In the biblical narrative, when God called Moses to lead the Israelites out of Egypt, Moses offered several excuses or objections. These are commonly referred to as Moses’s “five excuses” or “five objections.” They are found in the Book of Exodus, primarily in Exodus 3 and 4. Moses raised these objections when God appeared to him in the burning bush. Here are the five excuses:

Excuse of Inadequacy (Exodus 3:11):

Moses objected to God’s call, saying, “Who am I that I should go to Pharaoh and bring the Israelites out of Egypt?” He felt inadequate for the task.

Excuse of God’s Identity (Exodus 3:13):

Moses asked God what he should say when the Israelites inquire about the name of the God who sent him. God revealed His divine name, “I AM WHO I AM” (YHWH).

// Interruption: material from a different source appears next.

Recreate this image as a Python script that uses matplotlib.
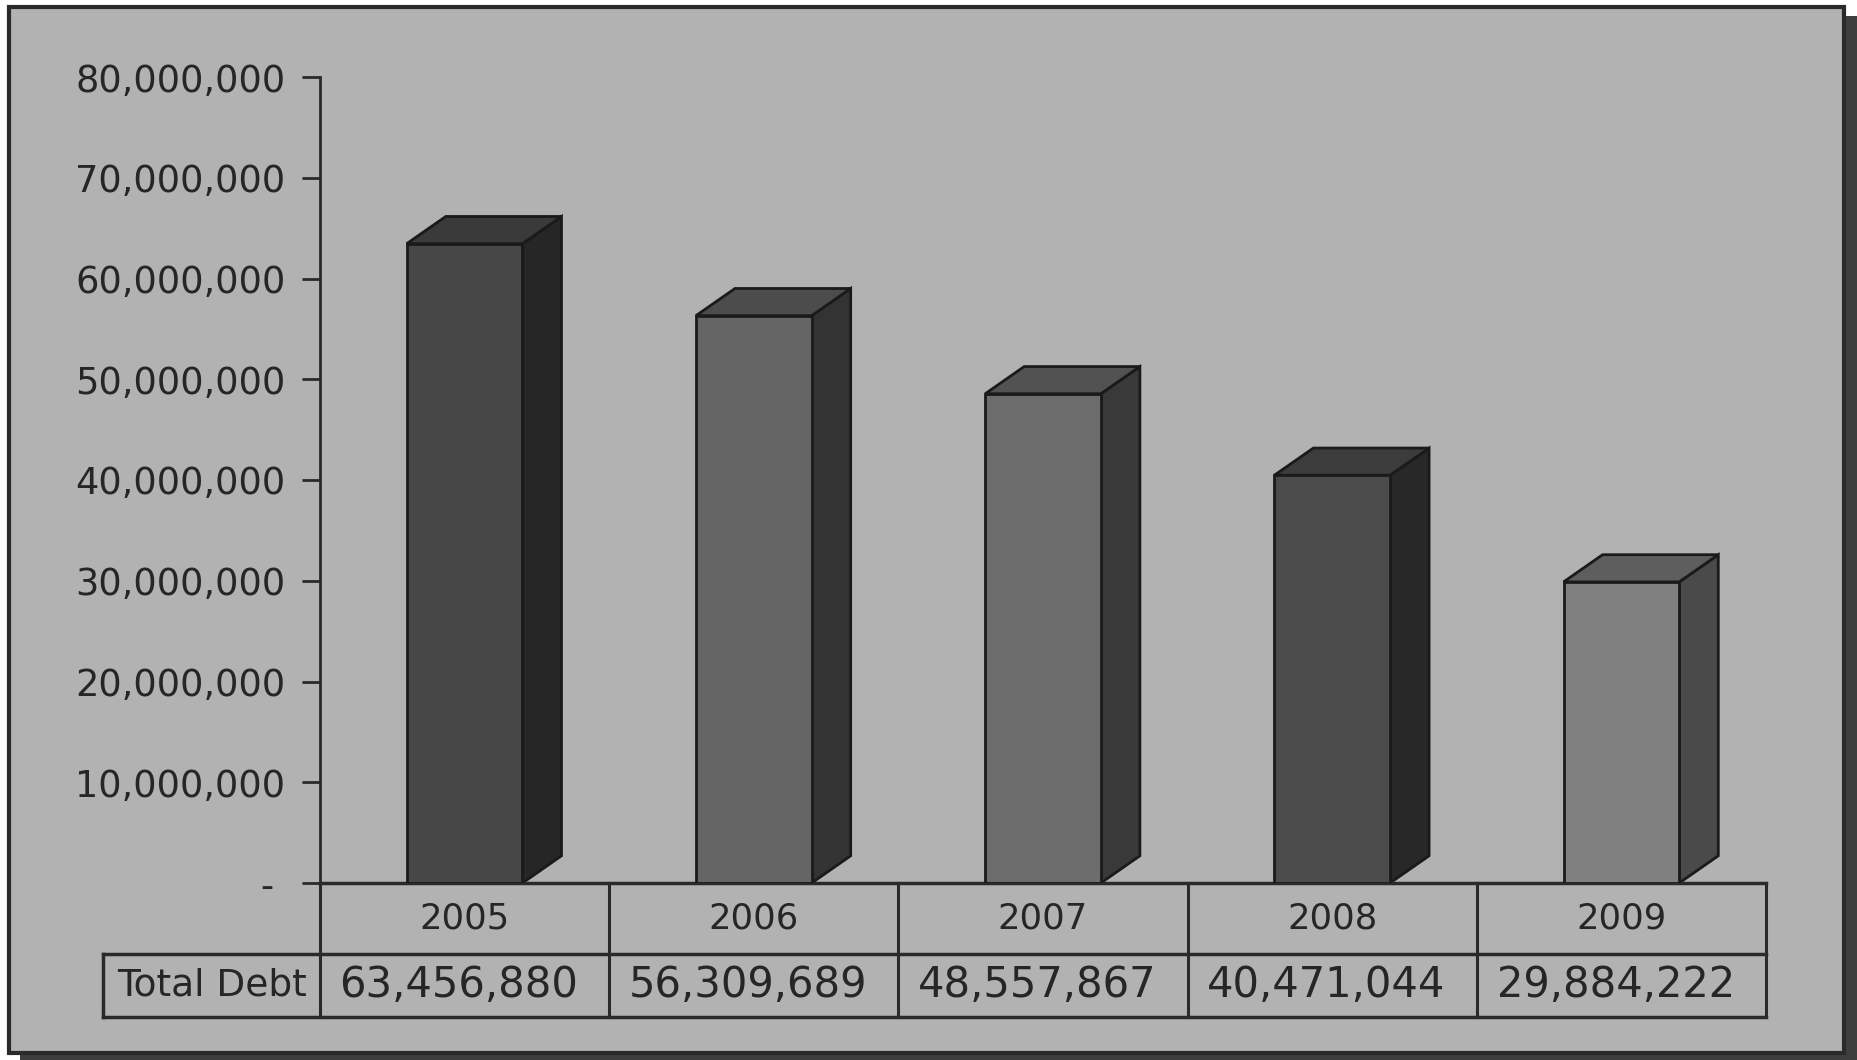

Excuse of Unbelief (Exodus 4:1):

Moses expressed doubt that the Israelites would believe him or listen to him, saying, “But they will not believe me or listen to my voice.”

Excuse of Ineloquence (Exodus 4:10):

Moses argued that he was not a good speaker, stating, “I am slow of speech and tongue.” He was concerned about his ability to communicate effectively.

Excuse of Request for a Substitute (Exodus 4:13):

Moses asked God to send someone else in his place, saying, “Please send someone else.”

Despite his initial objections, Moses eventually accepted his mission and became the leader who led the Israelites out of Egypt, received the Law on Mount Sinai, and guided them through the wilderness. Moses’s journey from reluctance to leadership is a central theme in the biblical narrative.